Japanese officials are trying to promote joint economic activity on the islands as a catalyst for pushing forward negotiations with Russia on resolving the territorial dispute.

 

However, those talks are in danger of stalling even before they start because of Putin’s mention of national security.

 

Soviet forces seized the islands at the end of World War II, and the dispute over the isles has been the major reason for a lack of a peace treaty between Japan and Russia.

 

When Putin visited Japan in December for talks with Prime Minister Shinzo Abe, he mentioned the Japan-U.S. Security Treaty and emphasized the military importance of the Northern Territories to Russia.

 

But Putin went a step further on the sidelines of the St. Petersburg International Economic Forum.

 

When asked about the possibility of demilitarizing the Northern Territories, Putin said that Russia was bolstering its military presence there to counter moves by the U.S. military.
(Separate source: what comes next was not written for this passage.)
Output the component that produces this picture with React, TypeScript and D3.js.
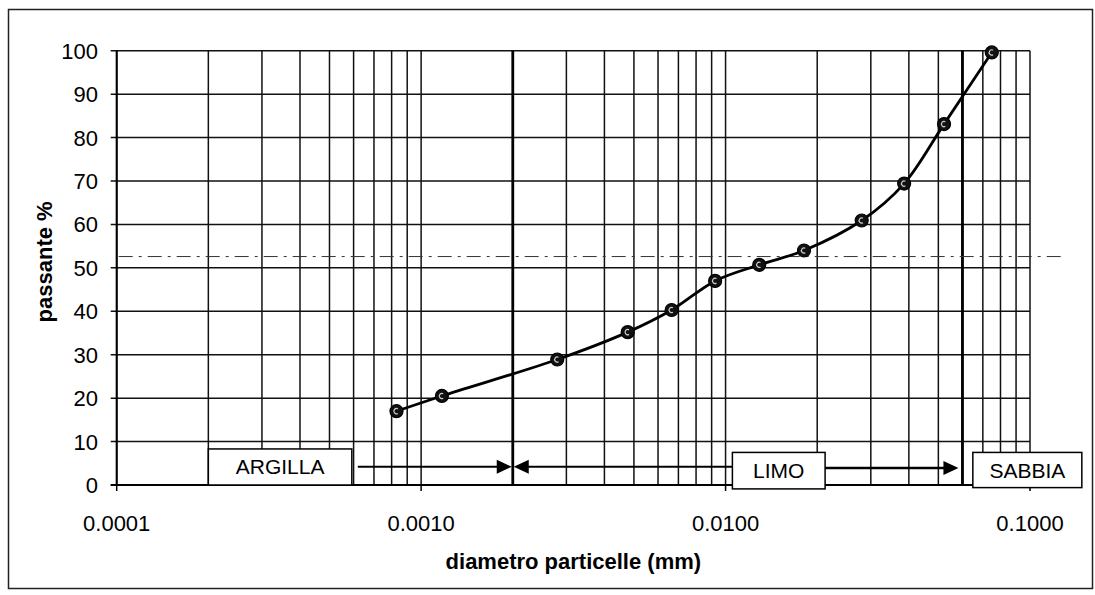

His comment came amid rising tensions in the relationship between Russia and the United States.

 

Putin added that Moscow would never allow Washington to deploy a ballistic missile defense system on the Northern Territories.

 

Russia considers the Kamchatka Peninsula and the Chishima Islands archipelago that surrounds the Sea of Okhotsk as a major defense line for the Asia-Pacific region.

 

Putin called NATO a major military threat to Russia from the European side and said that a similar development was occurring in the Far East with U.S. missile defense systems being set up in cooperation with Japan and South Korea.

 

“Missile defense will damage the balance of stability in the world,” Putin said.

 

He said when considering the possible national security threats to Russia, the Northern Territories and the Chishima Islands were “located in an ideal place.”

 

(This article was compiled from reports by Hitoki Nakagawa in Vladivostok and Akiyoshi Komaki in St. Petersburg.)